== Data supplied ==
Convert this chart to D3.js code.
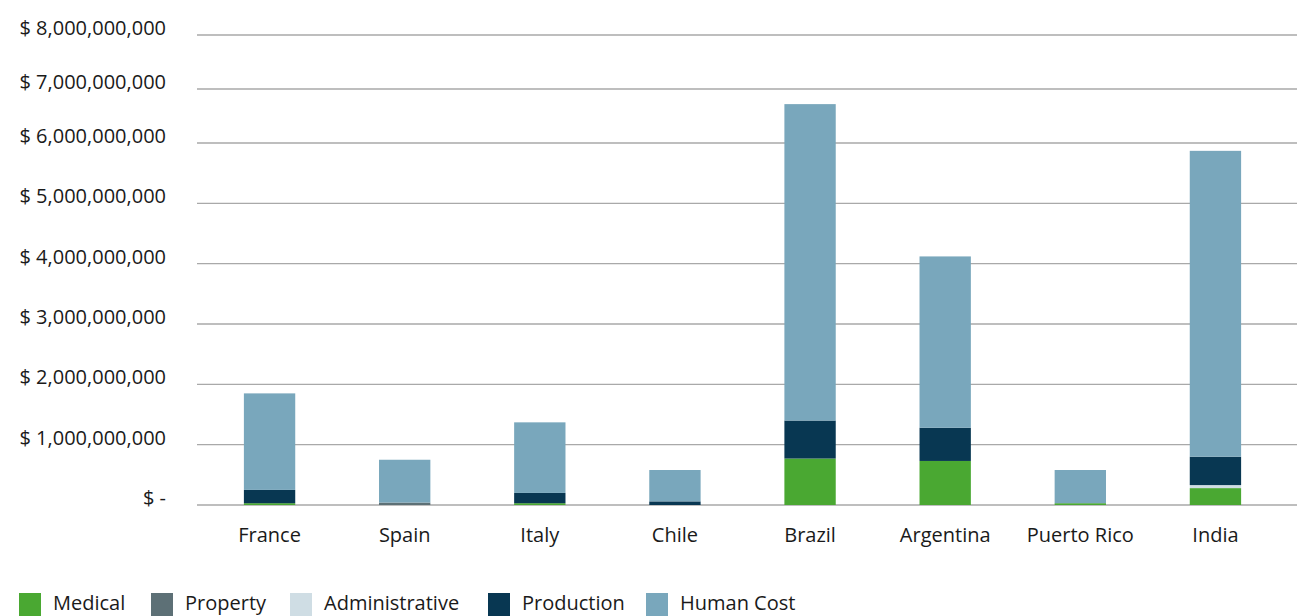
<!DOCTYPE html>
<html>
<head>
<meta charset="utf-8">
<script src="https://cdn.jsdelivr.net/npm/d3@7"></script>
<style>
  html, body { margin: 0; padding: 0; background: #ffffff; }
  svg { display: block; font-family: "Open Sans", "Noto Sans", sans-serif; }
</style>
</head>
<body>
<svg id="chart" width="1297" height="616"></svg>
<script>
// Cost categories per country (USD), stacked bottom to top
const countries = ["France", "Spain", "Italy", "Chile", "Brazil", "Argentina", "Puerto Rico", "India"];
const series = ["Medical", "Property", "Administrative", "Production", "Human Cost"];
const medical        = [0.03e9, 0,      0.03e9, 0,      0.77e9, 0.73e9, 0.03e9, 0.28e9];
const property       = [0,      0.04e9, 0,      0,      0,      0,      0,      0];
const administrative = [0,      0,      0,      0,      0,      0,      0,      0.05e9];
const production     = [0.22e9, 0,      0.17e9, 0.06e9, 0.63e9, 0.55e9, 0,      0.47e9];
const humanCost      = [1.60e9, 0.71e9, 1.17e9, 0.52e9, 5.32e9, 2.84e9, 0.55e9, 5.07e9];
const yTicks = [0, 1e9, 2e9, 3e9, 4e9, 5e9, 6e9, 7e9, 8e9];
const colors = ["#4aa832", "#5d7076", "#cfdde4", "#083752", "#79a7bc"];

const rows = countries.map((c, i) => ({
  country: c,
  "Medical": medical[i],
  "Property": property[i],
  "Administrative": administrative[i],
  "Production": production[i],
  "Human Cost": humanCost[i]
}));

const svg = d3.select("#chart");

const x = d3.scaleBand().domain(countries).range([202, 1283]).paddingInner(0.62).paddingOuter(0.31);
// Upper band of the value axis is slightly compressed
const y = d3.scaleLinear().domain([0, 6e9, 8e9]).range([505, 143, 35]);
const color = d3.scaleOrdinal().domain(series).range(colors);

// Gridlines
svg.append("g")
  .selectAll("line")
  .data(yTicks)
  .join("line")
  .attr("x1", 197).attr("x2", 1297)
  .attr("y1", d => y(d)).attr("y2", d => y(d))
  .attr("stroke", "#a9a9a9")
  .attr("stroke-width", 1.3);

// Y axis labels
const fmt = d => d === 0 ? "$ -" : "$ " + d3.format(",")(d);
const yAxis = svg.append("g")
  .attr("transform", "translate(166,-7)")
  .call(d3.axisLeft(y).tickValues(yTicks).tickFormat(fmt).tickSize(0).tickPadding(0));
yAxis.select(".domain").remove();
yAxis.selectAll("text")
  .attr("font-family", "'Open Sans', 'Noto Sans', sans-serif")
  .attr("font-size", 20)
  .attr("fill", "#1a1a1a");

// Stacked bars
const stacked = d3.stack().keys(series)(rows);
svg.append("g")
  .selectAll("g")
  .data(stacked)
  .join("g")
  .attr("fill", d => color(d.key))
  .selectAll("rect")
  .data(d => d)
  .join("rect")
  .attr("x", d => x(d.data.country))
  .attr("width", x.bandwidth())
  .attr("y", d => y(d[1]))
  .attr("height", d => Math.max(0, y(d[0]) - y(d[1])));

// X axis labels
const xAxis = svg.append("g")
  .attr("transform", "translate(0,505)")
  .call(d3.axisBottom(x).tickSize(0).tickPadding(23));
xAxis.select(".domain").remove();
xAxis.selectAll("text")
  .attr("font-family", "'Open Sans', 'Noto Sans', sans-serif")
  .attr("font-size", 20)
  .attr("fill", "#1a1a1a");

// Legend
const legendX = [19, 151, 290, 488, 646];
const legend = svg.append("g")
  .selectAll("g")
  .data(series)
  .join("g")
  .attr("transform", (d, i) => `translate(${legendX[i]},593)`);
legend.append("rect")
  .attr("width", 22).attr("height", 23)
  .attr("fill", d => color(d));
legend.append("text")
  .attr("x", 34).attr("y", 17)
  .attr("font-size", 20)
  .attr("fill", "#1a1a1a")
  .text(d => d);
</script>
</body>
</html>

==

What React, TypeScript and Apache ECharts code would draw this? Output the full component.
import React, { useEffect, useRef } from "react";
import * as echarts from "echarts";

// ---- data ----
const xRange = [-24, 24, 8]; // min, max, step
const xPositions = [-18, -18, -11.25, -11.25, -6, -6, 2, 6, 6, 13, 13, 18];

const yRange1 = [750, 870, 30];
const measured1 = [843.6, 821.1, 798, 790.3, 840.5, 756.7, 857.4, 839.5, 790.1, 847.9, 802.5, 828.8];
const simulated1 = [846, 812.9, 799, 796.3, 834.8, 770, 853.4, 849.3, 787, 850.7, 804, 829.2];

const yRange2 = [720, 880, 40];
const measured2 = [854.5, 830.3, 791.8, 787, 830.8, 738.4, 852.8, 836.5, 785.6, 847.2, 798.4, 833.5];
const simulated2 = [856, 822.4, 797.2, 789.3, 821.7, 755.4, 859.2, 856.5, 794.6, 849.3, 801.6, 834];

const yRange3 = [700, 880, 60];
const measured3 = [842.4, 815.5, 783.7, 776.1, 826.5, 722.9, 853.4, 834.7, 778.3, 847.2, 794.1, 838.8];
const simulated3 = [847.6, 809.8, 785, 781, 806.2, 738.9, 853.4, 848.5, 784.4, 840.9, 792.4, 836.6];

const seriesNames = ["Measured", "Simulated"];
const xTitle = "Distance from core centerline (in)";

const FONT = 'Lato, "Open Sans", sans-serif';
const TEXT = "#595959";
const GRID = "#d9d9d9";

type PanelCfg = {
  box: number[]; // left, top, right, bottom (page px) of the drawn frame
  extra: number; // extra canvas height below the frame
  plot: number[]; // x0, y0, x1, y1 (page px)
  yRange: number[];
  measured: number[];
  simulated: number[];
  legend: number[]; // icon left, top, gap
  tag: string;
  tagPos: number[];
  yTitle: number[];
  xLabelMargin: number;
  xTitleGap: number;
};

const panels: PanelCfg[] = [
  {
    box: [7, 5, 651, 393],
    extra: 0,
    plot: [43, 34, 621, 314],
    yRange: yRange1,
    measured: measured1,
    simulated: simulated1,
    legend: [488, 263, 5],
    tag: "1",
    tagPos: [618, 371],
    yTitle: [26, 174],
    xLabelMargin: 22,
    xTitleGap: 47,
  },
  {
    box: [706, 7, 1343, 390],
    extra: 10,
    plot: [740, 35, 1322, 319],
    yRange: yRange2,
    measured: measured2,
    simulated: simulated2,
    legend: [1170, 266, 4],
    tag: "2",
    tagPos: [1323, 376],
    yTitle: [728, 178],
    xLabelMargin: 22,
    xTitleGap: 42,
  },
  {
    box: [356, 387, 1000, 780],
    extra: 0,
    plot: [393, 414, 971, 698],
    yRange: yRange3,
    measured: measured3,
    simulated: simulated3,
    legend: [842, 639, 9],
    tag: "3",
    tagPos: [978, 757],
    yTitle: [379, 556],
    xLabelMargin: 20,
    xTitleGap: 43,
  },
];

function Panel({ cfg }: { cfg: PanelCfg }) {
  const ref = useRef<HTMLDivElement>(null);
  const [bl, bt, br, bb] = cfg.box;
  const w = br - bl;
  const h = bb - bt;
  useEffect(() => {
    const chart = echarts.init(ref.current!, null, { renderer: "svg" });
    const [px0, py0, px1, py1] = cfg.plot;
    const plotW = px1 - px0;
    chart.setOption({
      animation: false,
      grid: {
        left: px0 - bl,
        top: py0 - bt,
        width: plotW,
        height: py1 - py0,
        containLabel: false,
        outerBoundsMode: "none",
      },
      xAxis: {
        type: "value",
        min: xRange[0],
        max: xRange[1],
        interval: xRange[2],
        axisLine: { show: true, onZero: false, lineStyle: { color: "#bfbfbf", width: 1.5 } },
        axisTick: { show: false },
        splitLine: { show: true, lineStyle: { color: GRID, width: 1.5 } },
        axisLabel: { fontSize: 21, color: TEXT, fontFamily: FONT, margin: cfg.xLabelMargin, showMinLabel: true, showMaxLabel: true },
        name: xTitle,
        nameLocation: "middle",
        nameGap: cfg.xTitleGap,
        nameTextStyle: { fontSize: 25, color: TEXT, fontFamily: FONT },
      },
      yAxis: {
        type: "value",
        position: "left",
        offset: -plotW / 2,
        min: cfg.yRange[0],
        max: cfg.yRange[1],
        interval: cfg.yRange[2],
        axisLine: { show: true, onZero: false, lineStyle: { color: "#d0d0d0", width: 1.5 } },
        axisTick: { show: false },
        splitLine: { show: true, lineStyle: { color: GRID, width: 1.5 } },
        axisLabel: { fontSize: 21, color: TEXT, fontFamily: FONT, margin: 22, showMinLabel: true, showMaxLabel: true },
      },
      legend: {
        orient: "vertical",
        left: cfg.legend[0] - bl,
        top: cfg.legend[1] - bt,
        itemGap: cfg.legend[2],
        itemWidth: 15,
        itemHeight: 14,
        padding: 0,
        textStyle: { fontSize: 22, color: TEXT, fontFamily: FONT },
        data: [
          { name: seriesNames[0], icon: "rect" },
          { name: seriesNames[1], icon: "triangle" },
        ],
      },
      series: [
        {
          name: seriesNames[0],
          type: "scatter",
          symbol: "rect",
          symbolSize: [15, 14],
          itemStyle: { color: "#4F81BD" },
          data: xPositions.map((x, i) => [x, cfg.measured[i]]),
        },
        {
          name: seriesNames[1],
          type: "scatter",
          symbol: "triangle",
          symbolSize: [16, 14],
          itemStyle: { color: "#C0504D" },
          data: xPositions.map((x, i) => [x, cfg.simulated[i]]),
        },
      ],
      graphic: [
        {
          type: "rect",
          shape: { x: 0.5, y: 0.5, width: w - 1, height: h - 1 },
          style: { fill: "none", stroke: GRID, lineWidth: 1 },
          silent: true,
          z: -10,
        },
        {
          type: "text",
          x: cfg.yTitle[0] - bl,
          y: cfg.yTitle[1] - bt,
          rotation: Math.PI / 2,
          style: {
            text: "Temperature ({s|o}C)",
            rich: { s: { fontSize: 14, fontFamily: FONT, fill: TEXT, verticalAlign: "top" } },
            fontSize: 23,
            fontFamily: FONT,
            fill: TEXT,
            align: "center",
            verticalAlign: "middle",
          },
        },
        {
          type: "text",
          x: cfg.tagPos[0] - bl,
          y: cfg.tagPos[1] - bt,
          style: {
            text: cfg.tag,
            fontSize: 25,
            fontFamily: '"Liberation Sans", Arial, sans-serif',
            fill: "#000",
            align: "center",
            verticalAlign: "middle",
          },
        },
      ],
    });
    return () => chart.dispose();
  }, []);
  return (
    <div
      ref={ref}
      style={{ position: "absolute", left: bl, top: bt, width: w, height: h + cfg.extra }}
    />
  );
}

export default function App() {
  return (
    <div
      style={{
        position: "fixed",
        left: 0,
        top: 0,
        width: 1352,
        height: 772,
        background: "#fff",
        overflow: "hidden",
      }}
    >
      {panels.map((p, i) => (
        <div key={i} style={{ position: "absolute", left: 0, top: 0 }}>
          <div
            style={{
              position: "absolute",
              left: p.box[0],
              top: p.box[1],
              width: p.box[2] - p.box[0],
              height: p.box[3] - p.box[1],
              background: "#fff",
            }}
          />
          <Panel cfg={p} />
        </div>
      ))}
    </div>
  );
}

== Given exercise ==
Copy every line of the records above that holds the word "code".

== Correct answer ==
Convert this chart to D3.js code.
What React, TypeScript and Apache ECharts code would draw this? Output the full component.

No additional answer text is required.